While Grandpa poured coffee that day he showed how he had cooled the General’s coffee on cold, snowy mornings in Virginia. He held the pot shoulder high and poured a long, thin stream into the cup. By the time the cup was full the coffee was cool enough to drink.

He also told how they kept from freezing in the Virginia snow. He said they rolled up in their army blankets and the snow kept them warm. The cold air couldn’t touch them under their snow covered blankets.

While Grandpa kept the conversation lively the girls kept “minding the table” – bringing on more food. Mashed potato salad with a tangy taste that you don’t find under every potato bush. Hickory smoked ham from the smokehouse and baked sweet potatoes to go with it. On and on. Topped off with a cake fit for a box supper. Fat pecan halves all bogged down in the white icing like it was a feather bed.
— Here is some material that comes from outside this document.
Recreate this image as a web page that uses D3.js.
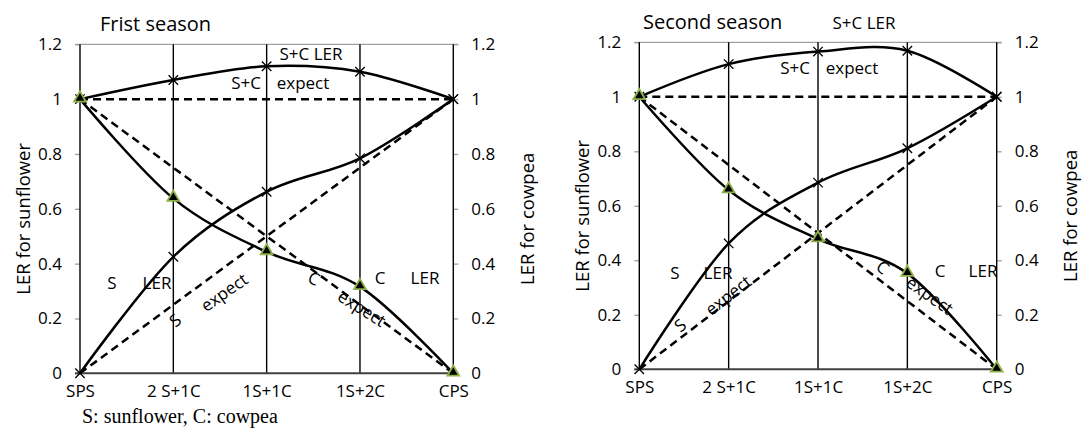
<!DOCTYPE html>
<html><head><meta charset="utf-8">
<script src="https://cdn.jsdelivr.net/npm/d3@7"></script>
<style>
body{margin:0;background:#fff;}
svg{display:block;font-family:"Open Sans","Noto Sans",sans-serif;}
</style></head>
<body><svg id="c" width="1085" height="428"></svg>
<script>
// ---- data ----
const categories = ["SPS", "2 S+1C", "1S+1C", "1S+2C", "CPS"];
const yTicks = [0, 0.2, 0.4, 0.6, 0.8, 1, 1.2];
const expectSunflower = [1, 0.75, 0.5, 0.25, 0];
const expectCowpea = [0, 0.25, 0.5, 0.75, 1];
const expectTotal = [1, 1, 1, 1, 1];
// first season
const s1Total = [1, 1.07, 1.12, 1.10, 1];
const s1Sunflower = [1, 0.638, 0.443, 0.316, 0];
const s1Cowpea = [0, 0.425, 0.662, 0.784, 1];
// second season
const s2Total = [1, 1.12, 1.166, 1.169, 1];
const s2Sunflower = [1, 0.658, 0.478, 0.352, 0];
const s2Cowpea = [0, 0.462, 0.685, 0.811, 1];
const titles = ["Frist season", "Second season"];

const svg = d3.select("#c");
const FONT = 17;

function panel(cfg) {
  const {left, right, top, bottom, title, total, sun, cow, ann} = cfg;
  const x = d3.scalePoint().domain(categories).range([left, right]);
  const y = d3.scaleLinear().domain([0, 1.2]).range([bottom, top]);
  const g = svg.append("g");

  // top border line at 1.2
  g.append("line").attr("x1", left - 5).attr("x2", right + 5)
    .attr("y1", y(1.2)).attr("y2", y(1.2)).attr("stroke", "#a0a0a0").attr("stroke-width", 1.3);

  // left axis
  const ax = g.append("g").attr("transform", `translate(${left},0)`)
    .call(d3.axisLeft(y).tickValues(yTicks).tickSize(5).tickPadding(13).tickFormat(d3.format("")));
  ax.select(".domain").remove();
  ax.selectAll(".tick line").attr("stroke", "#a0a0a0").attr("stroke-width", 1.3);
  ax.selectAll("text").attr("font-size", FONT).attr("fill", "#000").attr("font-family", "Open Sans");
  // right axis
  const ax2 = g.append("g").attr("transform", `translate(${right},0)`)
    .call(d3.axisRight(y).tickValues(yTicks).tickSize(5).tickPadding(13).tickFormat(d3.format("")));
  ax2.select(".domain").remove();
  ax2.selectAll(".tick line").attr("stroke", "#a0a0a0").attr("stroke-width", 1.3);
  ax2.selectAll("text").attr("font-size", FONT).attr("fill", "#000").attr("font-family", "Open Sans");

  // vertical category lines
  g.selectAll(".vl").data(categories).enter().append("line")
    .attr("x1", d => x(d)).attr("x2", d => x(d))
    .attr("y1", y(0)).attr("y2", y(1.2)).attr("stroke", "#000").attr("stroke-width", 1.4);

  // bottom axis
  const bx = g.append("g").attr("transform", `translate(0,${y(0)})`)
    .call(d3.axisBottom(x).tickSize(0).tickPadding(12));
  bx.select(".domain").attr("d", `M${left - 5},0H${right + 5}`).attr("stroke", "#404040").attr("stroke-width", 2);
  bx.selectAll("text").attr("font-size", FONT).attr("fill", "#000").attr("font-family", "Open Sans");

  // axis titles
  g.append("text").attr("transform", `translate(${left - 58},${(y(0) + y(1.2)) / 2 + 10}) rotate(-90)`)
    .attr("text-anchor", "middle").attr("dominant-baseline", "central").attr("font-size", 18.5).text("LER for sunflower");
  g.append("text").attr("transform", `translate(${right + 73},${(y(0) + y(1.2)) / 2 + 10}) rotate(-90)`)
    .attr("text-anchor", "middle").attr("dominant-baseline", "central").attr("font-size", 18.5).text("LER for cowpea");

  // title
  g.append("text").attr("x", title.x).attr("y", title.y).attr("font-size", 20).text(title.text);

  const pts = arr => arr.map((v, i) => [x(categories[i]), y(v)]);
  const line = d3.line().curve(d3.curveCatmullRom.alpha(0));
  const lin = d3.line();

  // expected dashed lines
  [expectTotal, expectSunflower, expectCowpea].forEach(s => {
    g.append("path").attr("d", lin(pts(s))).attr("fill", "none").attr("stroke", "#000")
      .attr("stroke-width", 2.5).attr("stroke-dasharray", "8,5");
  });
  // observed curves
  [total, sun, cow].forEach(s => {
    g.append("path").attr("d", line(pts(s))).attr("fill", "none").attr("stroke", "#000").attr("stroke-width", 2.5);
  });

  // x markers
  const cross = d3.symbol().type(d3.symbolX).size(60);
  [total, cow].forEach(s => {
    g.selectAll(null).data(pts(s)).enter().append("path").attr("d", cross)
      .attr("transform", d => `translate(${d[0]},${d[1]})`)
      .attr("fill", "none").attr("stroke", "#000").attr("stroke-width", 1.3);
  });
  // triangle markers
  const tri = d3.symbol().type(d3.symbolTriangle).size(60);
  g.selectAll(null).data(pts(sun)).enter().append("path").attr("d", tri)
    .attr("transform", d => `translate(${d[0]},${d[1] - 1})`)
    .attr("fill", "#000").attr("stroke", "#8db04a").attr("stroke-width", 1.8);

  // annotations
  ann.forEach(a => {
    g.append("text").attr("transform", `translate(${a.x},${a.y}) rotate(${a.r || 0})`)
      .attr("text-anchor", "middle").attr("dominant-baseline", "central")
      .attr("font-size", FONT).text(a.t);
  });
}

panel({
  left: 80, right: 453.3, top: 44.3, bottom: 373.3,
  title: {x: 100, y: 31, text: titles[0]},
  total: s1Total, sun: s1Sunflower, cow: s1Cowpea,
  ann: [
    {t: "S+C LER", x: 311, y: 53},
    {t: "S+C", x: 246, y: 82},
    {t: "expect", x: 303, y: 82},
    {t: "S", x: 112, y: 282},
    {t: "LER", x: 157, y: 282},
    {t: "S", x: 175, y: 320, r: -40},
    {t: "expect", x: 224, y: 292, r: -35},
    {t: "C", x: 314, y: 278, r: 25},
    {t: "expect", x: 362, y: 308, r: 32},
    {t: "C", x: 380, y: 277},
    {t: "LER", x: 425, y: 277}
  ]
});

panel({
  left: 639.3, right: 996.7, top: 42.3, bottom: 369.3,
  title: {x: 643, y: 29, text: titles[1]},
  total: s2Total, sun: s2Sunflower, cow: s2Cowpea,
  ann: [
    {t: "S+C LER", x: 864, y: 22},
    {t: "S+C", x: 795, y: 67},
    {t: "expect", x: 852, y: 67},
    {t: "S", x: 675, y: 272},
    {t: "LER", x: 718, y: 272},
    {t: "S", x: 680, y: 325, r: -40},
    {t: "expect", x: 728, y: 295, r: -38},
    {t: "C", x: 883, y: 267, r: 40},
    {t: "expect", x: 930, y: 295, r: 35},
    {t: "C", x: 940, y: 270},
    {t: "LER", x: 983, y: 270}
  ]
});

svg.append("text").attr("x", 82).attr("y", 423)
  .attr("font-family", "'Liberation Serif','DejaVu Serif',serif").attr("font-size", 20)
  .text("S: sunflower, C: cowpea");
</script></body></html>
Even before dinner was over somebody was at the organ in the front room. “Take The Name of Jesus With You” was the first song and the singing went on for hours. All Grandpa’s girls could sing and play the organ. All the men sang and some of them played the fiddle, guitar or mouth organ.

Some of the young people just naturally gravitated out to the grapevine or to get a stalk of cane to chew. No matter how far down the lane they might go, they all made it back in time for Grandpa’s song. “Sweet Hour of Prayer” was his favorite and they sang it last.

That finished another Sunday at Grandpa’s house.